• **Your goal**
Return all the data, word for word.

(Items from a data source)
--------
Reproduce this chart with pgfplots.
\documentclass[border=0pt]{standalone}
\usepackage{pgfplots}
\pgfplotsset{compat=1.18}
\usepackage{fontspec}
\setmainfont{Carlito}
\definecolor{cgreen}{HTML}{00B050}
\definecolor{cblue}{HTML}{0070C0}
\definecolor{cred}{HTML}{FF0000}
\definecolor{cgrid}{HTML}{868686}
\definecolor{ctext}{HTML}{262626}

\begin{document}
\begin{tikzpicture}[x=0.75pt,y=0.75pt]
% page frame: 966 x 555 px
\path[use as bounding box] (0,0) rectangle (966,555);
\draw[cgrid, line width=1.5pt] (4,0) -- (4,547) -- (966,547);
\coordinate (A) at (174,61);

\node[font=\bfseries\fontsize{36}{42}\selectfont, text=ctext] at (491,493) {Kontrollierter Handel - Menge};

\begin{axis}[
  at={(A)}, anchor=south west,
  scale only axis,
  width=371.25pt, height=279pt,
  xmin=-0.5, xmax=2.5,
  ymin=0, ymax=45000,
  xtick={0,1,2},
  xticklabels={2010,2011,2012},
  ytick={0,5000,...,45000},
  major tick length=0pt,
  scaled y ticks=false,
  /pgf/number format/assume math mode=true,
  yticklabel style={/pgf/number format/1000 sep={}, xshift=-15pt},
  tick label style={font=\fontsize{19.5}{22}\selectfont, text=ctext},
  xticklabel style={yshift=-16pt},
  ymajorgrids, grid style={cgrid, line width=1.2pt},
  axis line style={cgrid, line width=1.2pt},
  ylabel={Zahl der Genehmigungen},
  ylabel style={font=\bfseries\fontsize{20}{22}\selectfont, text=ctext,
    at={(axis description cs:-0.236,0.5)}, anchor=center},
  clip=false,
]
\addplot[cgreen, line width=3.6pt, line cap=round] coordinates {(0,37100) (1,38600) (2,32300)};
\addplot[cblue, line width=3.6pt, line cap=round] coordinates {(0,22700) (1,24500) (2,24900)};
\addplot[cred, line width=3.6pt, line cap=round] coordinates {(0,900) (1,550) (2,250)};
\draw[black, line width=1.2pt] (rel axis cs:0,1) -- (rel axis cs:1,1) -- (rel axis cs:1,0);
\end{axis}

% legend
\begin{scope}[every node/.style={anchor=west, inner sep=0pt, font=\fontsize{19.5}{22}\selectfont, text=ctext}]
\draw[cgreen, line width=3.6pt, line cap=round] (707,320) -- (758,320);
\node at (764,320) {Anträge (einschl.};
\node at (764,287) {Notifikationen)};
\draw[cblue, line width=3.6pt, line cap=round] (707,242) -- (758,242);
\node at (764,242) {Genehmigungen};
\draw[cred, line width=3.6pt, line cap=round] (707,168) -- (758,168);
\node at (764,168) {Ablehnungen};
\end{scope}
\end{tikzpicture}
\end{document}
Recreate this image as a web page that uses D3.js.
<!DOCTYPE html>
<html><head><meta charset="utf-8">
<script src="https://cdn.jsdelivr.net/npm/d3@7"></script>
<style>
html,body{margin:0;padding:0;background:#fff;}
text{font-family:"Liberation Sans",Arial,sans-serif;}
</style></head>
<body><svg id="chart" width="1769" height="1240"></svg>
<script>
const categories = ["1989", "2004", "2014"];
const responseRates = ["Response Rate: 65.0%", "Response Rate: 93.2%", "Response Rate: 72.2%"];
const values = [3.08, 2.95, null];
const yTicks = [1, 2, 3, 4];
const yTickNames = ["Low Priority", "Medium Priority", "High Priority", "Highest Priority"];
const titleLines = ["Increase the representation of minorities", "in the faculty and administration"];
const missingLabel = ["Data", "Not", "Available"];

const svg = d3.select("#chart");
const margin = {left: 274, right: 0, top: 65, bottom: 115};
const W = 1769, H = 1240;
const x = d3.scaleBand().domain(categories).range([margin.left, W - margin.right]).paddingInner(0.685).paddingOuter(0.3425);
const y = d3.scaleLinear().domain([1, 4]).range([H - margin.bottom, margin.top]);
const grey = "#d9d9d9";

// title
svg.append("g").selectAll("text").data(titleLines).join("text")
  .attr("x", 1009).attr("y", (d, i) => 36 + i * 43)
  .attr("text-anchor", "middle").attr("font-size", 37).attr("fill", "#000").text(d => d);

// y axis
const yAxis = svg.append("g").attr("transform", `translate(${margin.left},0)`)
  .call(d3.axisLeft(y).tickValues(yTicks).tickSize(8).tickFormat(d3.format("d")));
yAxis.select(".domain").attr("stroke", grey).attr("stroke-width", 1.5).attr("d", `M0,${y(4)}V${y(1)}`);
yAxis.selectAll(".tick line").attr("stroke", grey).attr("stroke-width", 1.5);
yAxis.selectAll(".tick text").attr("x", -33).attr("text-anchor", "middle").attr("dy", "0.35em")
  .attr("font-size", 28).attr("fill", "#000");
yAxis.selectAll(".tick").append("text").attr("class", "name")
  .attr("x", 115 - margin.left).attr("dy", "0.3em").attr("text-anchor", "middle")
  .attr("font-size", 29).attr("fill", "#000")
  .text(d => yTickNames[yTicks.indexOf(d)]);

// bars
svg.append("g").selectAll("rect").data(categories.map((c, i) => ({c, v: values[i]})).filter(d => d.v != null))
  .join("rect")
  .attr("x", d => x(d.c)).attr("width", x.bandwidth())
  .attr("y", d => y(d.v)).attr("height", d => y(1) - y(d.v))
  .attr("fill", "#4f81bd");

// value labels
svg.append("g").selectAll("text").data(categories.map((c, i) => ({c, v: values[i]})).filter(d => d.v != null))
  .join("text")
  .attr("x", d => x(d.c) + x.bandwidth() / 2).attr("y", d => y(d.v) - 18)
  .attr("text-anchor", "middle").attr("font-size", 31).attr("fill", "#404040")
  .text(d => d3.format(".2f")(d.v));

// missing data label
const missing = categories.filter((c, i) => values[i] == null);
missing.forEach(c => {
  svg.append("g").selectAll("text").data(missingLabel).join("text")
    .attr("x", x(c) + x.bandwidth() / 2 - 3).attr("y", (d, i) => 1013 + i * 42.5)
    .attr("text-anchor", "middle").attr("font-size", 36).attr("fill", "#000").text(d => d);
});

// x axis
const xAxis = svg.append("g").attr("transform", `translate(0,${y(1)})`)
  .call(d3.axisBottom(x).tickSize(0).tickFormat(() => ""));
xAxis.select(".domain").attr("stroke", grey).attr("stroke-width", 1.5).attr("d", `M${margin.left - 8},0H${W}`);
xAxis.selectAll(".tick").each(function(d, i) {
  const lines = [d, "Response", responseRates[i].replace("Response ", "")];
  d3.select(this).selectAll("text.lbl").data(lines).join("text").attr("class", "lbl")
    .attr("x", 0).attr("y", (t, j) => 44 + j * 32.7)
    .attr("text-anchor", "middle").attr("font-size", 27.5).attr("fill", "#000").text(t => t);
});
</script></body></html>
--------
• **Expected answer**
Reproduce this chart with pgfplots.
\documentclass[border=0pt]{standalone}
\usepackage{pgfplots}
\pgfplotsset{compat=1.18}
\usepackage{fontspec}
\setmainfont{Carlito}
\definecolor{cgreen}{HTML}{00B050}
\definecolor{cblue}{HTML}{0070C0}
\definecolor{cred}{HTML}{FF0000}
\definecolor{cgrid}{HTML}{868686}
\definecolor{ctext}{HTML}{262626}

\begin{document}
\begin{tikzpicture}[x=0.75pt,y=0.75pt]
% page frame: 966 x 555 px
\path[use as bounding box] (0,0) rectangle (966,555);
\draw[cgrid, line width=1.5pt] (4,0) -- (4,547) -- (966,547);
\coordinate (A) at (174,61);

\node[font=\bfseries\fontsize{36}{42}\selectfont, text=ctext] at (491,493) {Kontrollierter Handel - Menge};

\begin{axis}[
  at={(A)}, anchor=south west,
  scale only axis,
  width=371.25pt, height=279pt,
  xmin=-0.5, xmax=2.5,
  ymin=0, ymax=45000,
  xtick={0,1,2},
  xticklabels={2010,2011,2012},
  ytick={0,5000,...,45000},
  major tick length=0pt,
  scaled y ticks=false,
  /pgf/number format/assume math mode=true,
  yticklabel style={/pgf/number format/1000 sep={}, xshift=-15pt},
  tick label style={font=\fontsize{19.5}{22}\selectfont, text=ctext},
  xticklabel style={yshift=-16pt},
  ymajorgrids, grid style={cgrid, line width=1.2pt},
  axis line style={cgrid, line width=1.2pt},
  ylabel={Zahl der Genehmigungen},
  ylabel style={font=\bfseries\fontsize{20}{22}\selectfont, text=ctext,
    at={(axis description cs:-0.236,0.5)}, anchor=center},
  clip=false,
]
\addplot[cgreen, line width=3.6pt, line cap=round] coordinates {(0,37100) (1,38600) (2,32300)};
\addplot[cblue, line width=3.6pt, line cap=round] coordinates {(0,22700) (1,24500) (2,24900)};
\addplot[cred, line width=3.6pt, line cap=round] coordinates {(0,900) (1,550) (2,250)};
\draw[black, line width=1.2pt] (rel axis cs:0,1) -- (rel axis cs:1,1) -- (rel axis cs:1,0);
\end{axis}

% legend
\begin{scope}[every node/.style={anchor=west, inner sep=0pt, font=\fontsize{19.5}{22}\selectfont, text=ctext}]
\draw[cgreen, line width=3.6pt, line cap=round] (707,320) -- (758,320);
\node at (764,320) {Anträge (einschl.};
\node at (764,287) {Notifikationen)};
\draw[cblue, line width=3.6pt, line cap=round] (707,242) -- (758,242);
\node at (764,242) {Genehmigungen};
\draw[cred, line width=3.6pt, line cap=round] (707,168) -- (758,168);
\node at (764,168) {Ablehnungen};
\end{scope}
\end{tikzpicture}
\end{document}
Recreate this image as a web page that uses D3.js.
<!DOCTYPE html>
<html><head><meta charset="utf-8">
<script src="https://cdn.jsdelivr.net/npm/d3@7"></script>
<style>
html,body{margin:0;padding:0;background:#fff;}
text{font-family:"Liberation Sans",Arial,sans-serif;}
</style></head>
<body><svg id="chart" width="1769" height="1240"></svg>
<script>
const categories = ["1989", "2004", "2014"];
const responseRates = ["Response Rate: 65.0%", "Response Rate: 93.2%", "Response Rate: 72.2%"];
const values = [3.08, 2.95, null];
const yTicks = [1, 2, 3, 4];
const yTickNames = ["Low Priority", "Medium Priority", "High Priority", "Highest Priority"];
const titleLines = ["Increase the representation of minorities", "in the faculty and administration"];
const missingLabel = ["Data", "Not", "Available"];

const svg = d3.select("#chart");
const margin = {left: 274, right: 0, top: 65, bottom: 115};
const W = 1769, H = 1240;
const x = d3.scaleBand().domain(categories).range([margin.left, W - margin.right]).paddingInner(0.685).paddingOuter(0.3425);
const y = d3.scaleLinear().domain([1, 4]).range([H - margin.bottom, margin.top]);
const grey = "#d9d9d9";

// title
svg.append("g").selectAll("text").data(titleLines).join("text")
  .attr("x", 1009).attr("y", (d, i) => 36 + i * 43)
  .attr("text-anchor", "middle").attr("font-size", 37).attr("fill", "#000").text(d => d);

// y axis
const yAxis = svg.append("g").attr("transform", `translate(${margin.left},0)`)
  .call(d3.axisLeft(y).tickValues(yTicks).tickSize(8).tickFormat(d3.format("d")));
yAxis.select(".domain").attr("stroke", grey).attr("stroke-width", 1.5).attr("d", `M0,${y(4)}V${y(1)}`);
yAxis.selectAll(".tick line").attr("stroke", grey).attr("stroke-width", 1.5);
yAxis.selectAll(".tick text").attr("x", -33).attr("text-anchor", "middle").attr("dy", "0.35em")
  .attr("font-size", 28).attr("fill", "#000");
yAxis.selectAll(".tick").append("text").attr("class", "name")
  .attr("x", 115 - margin.left).attr("dy", "0.3em").attr("text-anchor", "middle")
  .attr("font-size", 29).attr("fill", "#000")
  .text(d => yTickNames[yTicks.indexOf(d)]);

// bars
svg.append("g").selectAll("rect").data(categories.map((c, i) => ({c, v: values[i]})).filter(d => d.v != null))
  .join("rect")
  .attr("x", d => x(d.c)).attr("width", x.bandwidth())
  .attr("y", d => y(d.v)).attr("height", d => y(1) - y(d.v))
  .attr("fill", "#4f81bd");

// value labels
svg.append("g").selectAll("text").data(categories.map((c, i) => ({c, v: values[i]})).filter(d => d.v != null))
  .join("text")
  .attr("x", d => x(d.c) + x.bandwidth() / 2).attr("y", d => y(d.v) - 18)
  .attr("text-anchor", "middle").attr("font-size", 31).attr("fill", "#404040")
  .text(d => d3.format(".2f")(d.v));

// missing data label
const missing = categories.filter((c, i) => values[i] == null);
missing.forEach(c => {
  svg.append("g").selectAll("text").data(missingLabel).join("text")
    .attr("x", x(c) + x.bandwidth() / 2 - 3).attr("y", (d, i) => 1013 + i * 42.5)
    .attr("text-anchor", "middle").attr("font-size", 36).attr("fill", "#000").text(d => d);
});

// x axis
const xAxis = svg.append("g").attr("transform", `translate(0,${y(1)})`)
  .call(d3.axisBottom(x).tickSize(0).tickFormat(() => ""));
xAxis.select(".domain").attr("stroke", grey).attr("stroke-width", 1.5).attr("d", `M${margin.left - 8},0H${W}`);
xAxis.selectAll(".tick").each(function(d, i) {
  const lines = [d, "Response", responseRates[i].replace("Response ", "")];
  d3.select(this).selectAll("text.lbl").data(lines).join("text").attr("class", "lbl")
    .attr("x", 0).attr("y", (t, j) => 44 + j * 32.7)
    .attr("text-anchor", "middle").attr("font-size", 27.5).attr("fill", "#000").text(t => t);
});
</script></body></html>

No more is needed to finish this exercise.